Originally launched in 2014 under the auspices of former President Robert Mugabe and then Russian Foreign Minister Sergey Lavrov, the Darwendale project was intended to be Zimbabwe’s flagship platinum operation. The original blueprint entailed a $450 million underground mine, positioning it as one of the largest investments in the country’s mining sector. However, the venture was significantly compromised in 2022 following the exit of Kuvimba’s Russian joint venture partner and a concurrent slump in global platinum group metals (PGMs) prices.
Barnard explained that the move towards open-pit mining reflects both a scaling down in ambition and a strategic reprioritisation: “That is quite a change in scope and phasing. It’s very difficult to raise $450 million specifically for a platinum project and in Zimbabwe.” The new plan is set to commence at a markedly reduced initial investment of $50 million.
The revised capital will be sourced from a combination of internally generated revenue, modest debt instruments, and support from the Mutapa Investment Fund, Zimbabwe’s sovereign wealth fund and Kuvimba’s parent entity. Kuvimba’s existing asset base includes three operational gold mines which collectively yielded 116,000 ounces in 2024, providing a stable revenue stream to support expansion into platinum.
The strategic pivot aligns with a broader resurgence in the platinum market. After a prolonged downturn, platinum prices have rebounded sharply. According to market data, the metal saw a 36% increase in the second quarter of 2025 alone, with a dramatic 28% rise in June. Hedge funds and speculative investors have driven this uptick, culminating in the highest monthly gain since 1986 and pushing platinum to an 11-year peak of $1,432.60 per ounce.

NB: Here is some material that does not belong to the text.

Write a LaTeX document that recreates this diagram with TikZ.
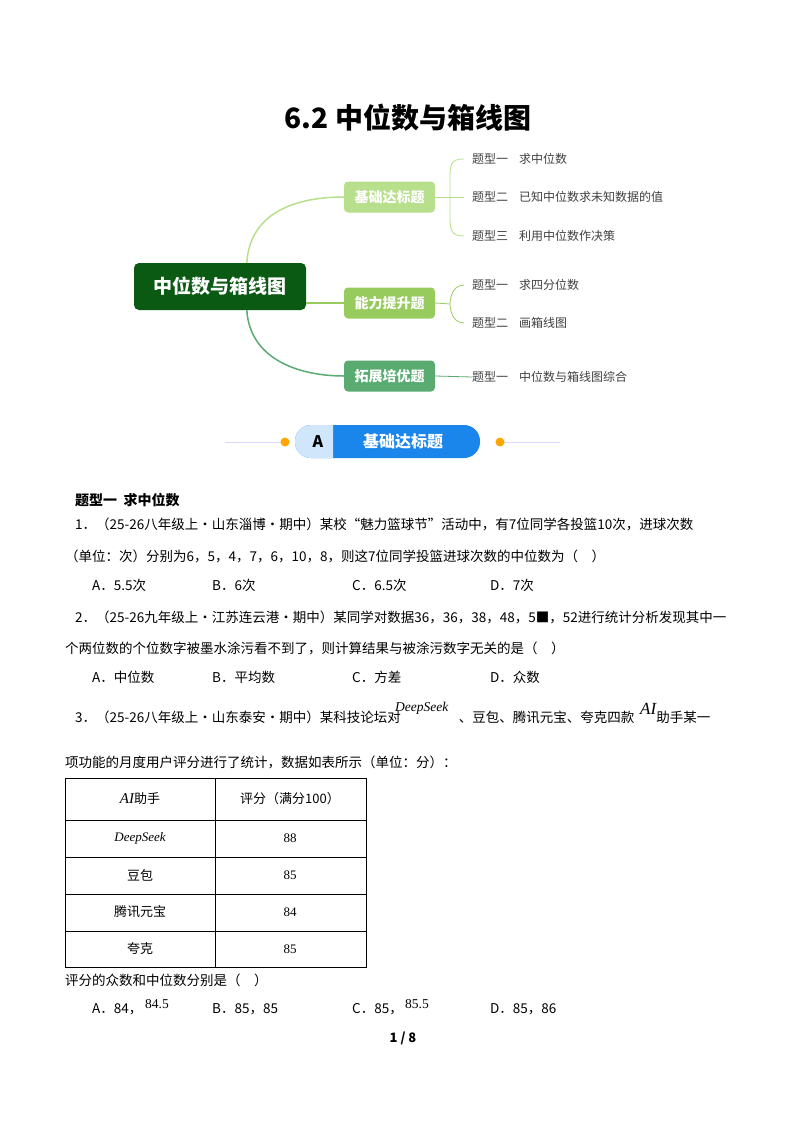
\documentclass[tikz,border=0pt]{standalone}
\usepackage{fontspec}
\usetikzlibrary{calc}
\setmainfont{Noto Sans CJK SC}
\newfontfamily\lat{Liberation Serif}
\begin{document}
\begin{tikzpicture}[x=1pt,y=-1pt,
 body/.style={anchor=base west,inner sep=0pt,font=\fontsize{13.5}{16}\selectfont},
 leaf/.style={anchor=west,inner sep=0pt,text=black!75,font=\fontsize{12}{14}\selectfont},
 br/.style={rounded corners=4pt,minimum width=91pt,minimum height=31pt,text=white,font=\fontsize{14}{16}\selectfont\bfseries},
 tc/.style={inner sep=0pt,font=\fontsize{13}{15}\selectfont}]
\useasboundingbox (0,0) rectangle (800,1132);
\definecolor{g1}{HTML}{B7DF8C}\definecolor{g2}{HTML}{98CB5E}\definecolor{g3}{HTML}{5AAB72}
\definecolor{g0}{HTML}{0B5A14}\definecolor{bb}{HTML}{1A85EA}\definecolor{lb}{HTML}{CFE6FB}
\node (title) at (408,118) {\fontsize{28}{30}\selectfont\bfseries 6.2 中位数与箱线图};
% mind map
\node[fill=g0,rounded corners=5pt,minimum width=172pt,minimum height=47pt,text=white,font=\fontsize{19}{21}\selectfont\bfseries] (root) at (220,286.5) {中位数与箱线图};
\node[br,fill=g1] (b1) at (389.5,197) {基础达标题};
\node[br,fill=g2] (b2) at (389.5,303) {能力提升题};
\node[br,fill=g3] (b3) at (389.5,376) {拓展培优题};
\draw[g1,line width=1.5pt] ($(root.north west)+(113,0)$) .. controls (250,210) and (300,197) .. (b1.west);
\draw[g2,line width=1.5pt] (root.east|-b2) -- (b2.west);
\draw[g3,line width=1.5pt] ($(root.south west)+(113,0)$) .. controls (250,360) and (300,376) .. (b3.west);
\foreach \y/\a/\b [count=\i] in {159/题型一/求中位数,197/题型二/已知中位数求未知数据的值,236/题型三/利用中位数作决策}{
 \node[leaf] (l1\i) at (472,\y) {\a};\node[leaf] at (519,\y) {\b};}
\draw[g1,line width=0.8pt] (b1.east) -- (450,197);
\draw[g1,line width=0.8pt] ($(l11.west)+(-8,0)$) .. controls (450,159) and (450,165) .. (450,180) -- (450,214) .. controls (450,229) and (450,236) .. ($(l13.west)+(-8,0)$);
\draw[g1,line width=0.8pt] (450,197) -- ($(l12.west)+(-8,0)$);
\foreach \y/\a/\b [count=\i] in {285/题型一/求四分位数,323/题型二/画箱线图}{
 \node[leaf] (l2\i) at (472,\y) {\a};\node[leaf] at (519,\y) {\b};}
\draw[g2,line width=0.8pt] (b2.east) -- (450,304);
\draw[g2,line width=0.8pt] ($(l21.west)+(-8,0)$) .. controls (450,285) and (450,304) .. (450,304) .. controls (450,304) and (450,323) .. ($(l22.west)+(-8,0)$);
\node[leaf] (l31) at (472,377) {题型一};\node[leaf] at (519,377) {中位数与箱线图综合};
\draw[g3,line width=0.8pt] (b3.east) -- (l31.west);
% banner
\draw[blue!15,line width=0.6pt] (225,442) -- (285,442) (500,442) -- (560,442);
\fill[orange!70!yellow] (285,442) circle (4.5pt) (500,442) circle (4.5pt);
\fill[bb,rounded corners=16pt] (295,425) rectangle (480,458);
\begin{scope}
\clip (290,420) rectangle (333,462);
\fill[lb,rounded corners=16pt] (295,425) rectangle (480,458);
\end{scope}
\node (bA) at (318,441.5) {\fontsize{16}{18}\selectfont\bfseries A};
\node[text=white] (bT) at (403,441.5) {\fontsize{16}{18}\selectfont\bfseries 基础达标题};
% body
\node[body,font=\fontsize{14}{16}\selectfont\bfseries] (h1) at (75,505) {题型一\ \ 求中位数};
\node[body] (p1) at (75,529) {1．（25-26八年级上·山东淄博·期中）某校“魅力篮球节”活动中，有7位同学各投篮10次，进球次数};
\node[body] (p1b) at (65,561) {（单位：次）分别为6，5，4，7，6，10，8，则这7位同学投篮进球次数的中位数为（\quad ）};
\foreach \x/\t in {92/A．5.5次,212/B．6次,352/C．6.5次,490/D．7次}{\node[body] at (\x,590) {\t};}
\node[body] (p2) at (75,622) {2．（25-26九年级上·江苏连云港·期中）某同学对数据36，36，38，48，5■，52进行统计分析发现其中一};
\node[body] (p2b) at (65,653) {个两位数的个位数字被墨水涂污看不到了，则计算结果与被涂污数字无关的是（\quad ）};
\foreach \x/\t in {92/A．中位数,212/B．平均数,352/C．方差,490/D．众数}{\node[body] at (\x,682) {\t};}
\node[body] (p3) at (75,722) {3．（25-26八年级上·山东泰安·期中）某科技论坛对\hspace{58pt}、豆包、腾讯元宝、夸克四款\hspace{22pt}助手某一};
\node[body] at (395,711) {\lat\itshape DeepSeek};
\node[body] at (640,714) {\lat\itshape\fontsize{17}{18}\selectfont AI};
\node[body] (p3b) at (65,767) {项功能的月度用户评分进行了统计，数据如表所示（单位：分）：};
% table
\draw[line width=0.8pt] (65,778) rectangle (366,967);
\foreach \y in {820,857,894,931}{\draw[line width=0.6pt] (65,\y) -- (366,\y);}
\draw[line width=0.6pt] (215,778) -- (215,967);
\node[tc] (c11) at (140,799) {{\lat\itshape\fontsize{15}{16}\selectfont AI}助手};
\node[tc] (c12) at (290,799) {评分（满分100）};
\node[tc] at (140,838) {\lat\itshape DeepSeek};\node[tc] at (290,838) {\lat 88};
\node[tc] at (140,875) {豆包};\node[tc] at (290,875) {\lat 85};
\node[tc] at (140,912) {腾讯元宝};\node[tc] at (290,912) {\lat 84};
\node[tc] at (140,949) {夸克};\node[tc] at (290,949) {\lat 85};
\node[body] (p4) at (65,985) {评分的众数和中位数分别是（\quad ）};
\node[body] at (92,1013) {A．84，};\node[body] at (145,1008) {\lat 84.5};
\node[body] at (212,1013) {B．85，85};
\node[body] at (352,1013) {C．85，};\node[body] at (405,1008) {\lat 85.5};
\node[body] at (490,1013) {D．85，86};
\node (foot) at (403,1038) {\fontsize{13}{15}\selectfont\bfseries 1 / 8};
\end{tikzpicture}
\end{document}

Industry analysts observe that Zimbabwe, along with South Africa—its neighbour and a major platinum producer—may witness a reactivation of previously shelved projects. One such example is Tharisa’s Karo PGM project, which was postponed due to price instability. On 9 July, Tharisa indicated that improved market conditions have enhanced its financial position, prompting renewed momentum toward finalising the $391 million development.
As platinum demand remains robust—fueled by industrial applications and particularly strong Chinese imports—the revised trajectory of the Darwendale project underscores the need for agile strategy in the extractive sector. It also reflects the growing importance of sovereign wealth structures in resource-backed financing across Africa.
In adopting a more phased and cost-effective approach, Kuvimba appears intent on balancing resource potential with fiscal prudence, while maintaining Zimbabwe’s foothold in the competitive global platinum market.